What this task involves
Pictures in the data below are not part of the copy; transcribe everything else exactly.
-- Given material start --
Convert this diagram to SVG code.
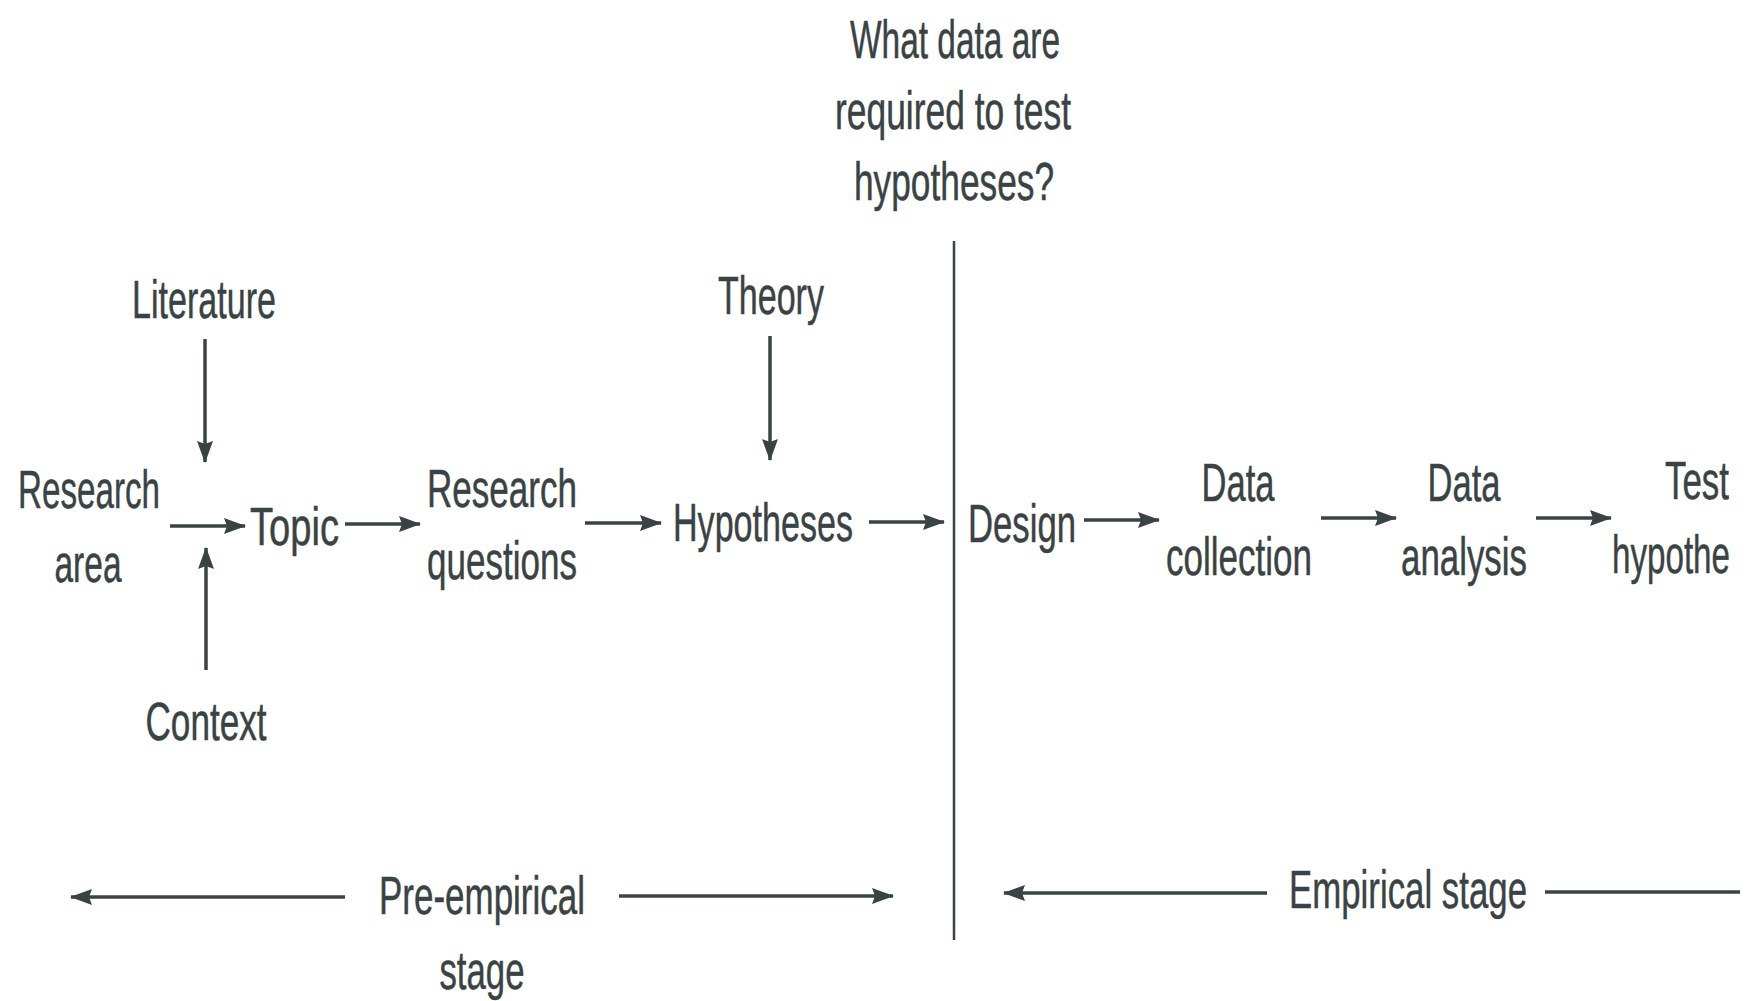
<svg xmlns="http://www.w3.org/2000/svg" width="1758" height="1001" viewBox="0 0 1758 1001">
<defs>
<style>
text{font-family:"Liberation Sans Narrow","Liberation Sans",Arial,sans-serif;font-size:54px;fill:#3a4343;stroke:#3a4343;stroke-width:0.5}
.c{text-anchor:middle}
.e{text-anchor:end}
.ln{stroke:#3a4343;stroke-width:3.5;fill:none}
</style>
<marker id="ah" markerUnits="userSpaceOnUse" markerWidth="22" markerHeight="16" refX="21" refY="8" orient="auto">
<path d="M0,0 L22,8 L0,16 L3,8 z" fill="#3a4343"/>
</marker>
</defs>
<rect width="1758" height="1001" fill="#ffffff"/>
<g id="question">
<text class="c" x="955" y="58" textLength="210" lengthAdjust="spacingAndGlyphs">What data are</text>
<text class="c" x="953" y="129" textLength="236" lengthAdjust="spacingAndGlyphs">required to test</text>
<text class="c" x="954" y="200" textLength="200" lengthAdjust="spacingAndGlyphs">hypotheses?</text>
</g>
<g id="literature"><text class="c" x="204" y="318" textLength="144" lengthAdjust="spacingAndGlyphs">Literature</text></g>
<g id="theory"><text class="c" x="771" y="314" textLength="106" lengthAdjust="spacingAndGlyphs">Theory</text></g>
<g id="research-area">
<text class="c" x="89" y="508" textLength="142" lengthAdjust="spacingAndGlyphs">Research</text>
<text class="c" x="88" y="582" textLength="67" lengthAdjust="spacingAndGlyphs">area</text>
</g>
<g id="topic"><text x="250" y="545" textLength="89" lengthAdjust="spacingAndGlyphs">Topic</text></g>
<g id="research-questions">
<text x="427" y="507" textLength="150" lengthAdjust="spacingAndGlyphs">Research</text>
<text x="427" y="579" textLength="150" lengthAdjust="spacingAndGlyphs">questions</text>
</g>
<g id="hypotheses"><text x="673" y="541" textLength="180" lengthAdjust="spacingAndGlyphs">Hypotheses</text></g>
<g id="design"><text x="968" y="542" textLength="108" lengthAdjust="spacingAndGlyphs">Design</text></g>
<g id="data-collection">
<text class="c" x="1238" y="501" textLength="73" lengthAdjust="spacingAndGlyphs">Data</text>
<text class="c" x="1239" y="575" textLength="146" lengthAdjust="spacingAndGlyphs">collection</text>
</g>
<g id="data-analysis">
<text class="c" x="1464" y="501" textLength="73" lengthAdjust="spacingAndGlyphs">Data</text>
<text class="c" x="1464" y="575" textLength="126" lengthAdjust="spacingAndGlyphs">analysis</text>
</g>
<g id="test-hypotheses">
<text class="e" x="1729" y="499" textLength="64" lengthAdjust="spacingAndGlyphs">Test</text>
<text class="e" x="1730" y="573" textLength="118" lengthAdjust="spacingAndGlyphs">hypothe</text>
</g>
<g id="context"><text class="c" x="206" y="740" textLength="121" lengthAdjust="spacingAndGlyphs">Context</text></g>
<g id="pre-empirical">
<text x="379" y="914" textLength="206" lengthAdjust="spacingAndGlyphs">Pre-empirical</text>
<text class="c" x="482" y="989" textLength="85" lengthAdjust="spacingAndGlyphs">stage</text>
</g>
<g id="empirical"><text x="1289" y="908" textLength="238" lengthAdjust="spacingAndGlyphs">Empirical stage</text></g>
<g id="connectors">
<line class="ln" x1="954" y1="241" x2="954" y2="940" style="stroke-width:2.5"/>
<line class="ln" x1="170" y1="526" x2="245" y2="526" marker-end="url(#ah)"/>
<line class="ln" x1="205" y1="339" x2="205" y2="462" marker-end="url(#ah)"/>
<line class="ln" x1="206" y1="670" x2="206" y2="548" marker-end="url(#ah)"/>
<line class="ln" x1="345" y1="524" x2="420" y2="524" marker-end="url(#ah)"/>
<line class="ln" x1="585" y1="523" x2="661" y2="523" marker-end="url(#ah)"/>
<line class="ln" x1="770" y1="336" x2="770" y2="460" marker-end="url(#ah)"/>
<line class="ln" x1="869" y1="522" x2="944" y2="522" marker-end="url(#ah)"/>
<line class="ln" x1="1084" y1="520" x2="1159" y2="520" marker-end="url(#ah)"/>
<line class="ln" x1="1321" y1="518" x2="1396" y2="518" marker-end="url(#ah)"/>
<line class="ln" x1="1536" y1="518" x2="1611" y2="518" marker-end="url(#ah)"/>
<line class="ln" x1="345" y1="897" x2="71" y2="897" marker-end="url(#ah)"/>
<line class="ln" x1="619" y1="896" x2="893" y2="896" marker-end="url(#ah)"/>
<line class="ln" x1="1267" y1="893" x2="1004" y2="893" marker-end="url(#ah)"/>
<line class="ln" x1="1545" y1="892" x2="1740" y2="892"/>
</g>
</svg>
-- Given material end --
Full output
Convert this diagram to SVG code.
<svg xmlns="http://www.w3.org/2000/svg" width="1758" height="1001" viewBox="0 0 1758 1001">
<defs>
<style>
text{font-family:"Liberation Sans Narrow","Liberation Sans",Arial,sans-serif;font-size:54px;fill:#3a4343;stroke:#3a4343;stroke-width:0.5}
.c{text-anchor:middle}
.e{text-anchor:end}
.ln{stroke:#3a4343;stroke-width:3.5;fill:none}
</style>
<marker id="ah" markerUnits="userSpaceOnUse" markerWidth="22" markerHeight="16" refX="21" refY="8" orient="auto">
<path d="M0,0 L22,8 L0,16 L3,8 z" fill="#3a4343"/>
</marker>
</defs>
<rect width="1758" height="1001" fill="#ffffff"/>
<g id="question">
<text class="c" x="955" y="58" textLength="210" lengthAdjust="spacingAndGlyphs">What data are</text>
<text class="c" x="953" y="129" textLength="236" lengthAdjust="spacingAndGlyphs">required to test</text>
<text class="c" x="954" y="200" textLength="200" lengthAdjust="spacingAndGlyphs">hypotheses?</text>
</g>
<g id="literature"><text class="c" x="204" y="318" textLength="144" lengthAdjust="spacingAndGlyphs">Literature</text></g>
<g id="theory"><text class="c" x="771" y="314" textLength="106" lengthAdjust="spacingAndGlyphs">Theory</text></g>
<g id="research-area">
<text class="c" x="89" y="508" textLength="142" lengthAdjust="spacingAndGlyphs">Research</text>
<text class="c" x="88" y="582" textLength="67" lengthAdjust="spacingAndGlyphs">area</text>
</g>
<g id="topic"><text x="250" y="545" textLength="89" lengthAdjust="spacingAndGlyphs">Topic</text></g>
<g id="research-questions">
<text x="427" y="507" textLength="150" lengthAdjust="spacingAndGlyphs">Research</text>
<text x="427" y="579" textLength="150" lengthAdjust="spacingAndGlyphs">questions</text>
</g>
<g id="hypotheses"><text x="673" y="541" textLength="180" lengthAdjust="spacingAndGlyphs">Hypotheses</text></g>
<g id="design"><text x="968" y="542" textLength="108" lengthAdjust="spacingAndGlyphs">Design</text></g>
<g id="data-collection">
<text class="c" x="1238" y="501" textLength="73" lengthAdjust="spacingAndGlyphs">Data</text>
<text class="c" x="1239" y="575" textLength="146" lengthAdjust="spacingAndGlyphs">collection</text>
</g>
<g id="data-analysis">
<text class="c" x="1464" y="501" textLength="73" lengthAdjust="spacingAndGlyphs">Data</text>
<text class="c" x="1464" y="575" textLength="126" lengthAdjust="spacingAndGlyphs">analysis</text>
</g>
<g id="test-hypotheses">
<text class="e" x="1729" y="499" textLength="64" lengthAdjust="spacingAndGlyphs">Test</text>
<text class="e" x="1730" y="573" textLength="118" lengthAdjust="spacingAndGlyphs">hypothe</text>
</g>
<g id="context"><text class="c" x="206" y="740" textLength="121" lengthAdjust="spacingAndGlyphs">Context</text></g>
<g id="pre-empirical">
<text x="379" y="914" textLength="206" lengthAdjust="spacingAndGlyphs">Pre-empirical</text>
<text class="c" x="482" y="989" textLength="85" lengthAdjust="spacingAndGlyphs">stage</text>
</g>
<g id="empirical"><text x="1289" y="908" textLength="238" lengthAdjust="spacingAndGlyphs">Empirical stage</text></g>
<g id="connectors">
<line class="ln" x1="954" y1="241" x2="954" y2="940" style="stroke-width:2.5"/>
<line class="ln" x1="170" y1="526" x2="245" y2="526" marker-end="url(#ah)"/>
<line class="ln" x1="205" y1="339" x2="205" y2="462" marker-end="url(#ah)"/>
<line class="ln" x1="206" y1="670" x2="206" y2="548" marker-end="url(#ah)"/>
<line class="ln" x1="345" y1="524" x2="420" y2="524" marker-end="url(#ah)"/>
<line class="ln" x1="585" y1="523" x2="661" y2="523" marker-end="url(#ah)"/>
<line class="ln" x1="770" y1="336" x2="770" y2="460" marker-end="url(#ah)"/>
<line class="ln" x1="869" y1="522" x2="944" y2="522" marker-end="url(#ah)"/>
<line class="ln" x1="1084" y1="520" x2="1159" y2="520" marker-end="url(#ah)"/>
<line class="ln" x1="1321" y1="518" x2="1396" y2="518" marker-end="url(#ah)"/>
<line class="ln" x1="1536" y1="518" x2="1611" y2="518" marker-end="url(#ah)"/>
<line class="ln" x1="345" y1="897" x2="71" y2="897" marker-end="url(#ah)"/>
<line class="ln" x1="619" y1="896" x2="893" y2="896" marker-end="url(#ah)"/>
<line class="ln" x1="1267" y1="893" x2="1004" y2="893" marker-end="url(#ah)"/>
<line class="ln" x1="1545" y1="892" x2="1740" y2="892"/>
</g>
</svg>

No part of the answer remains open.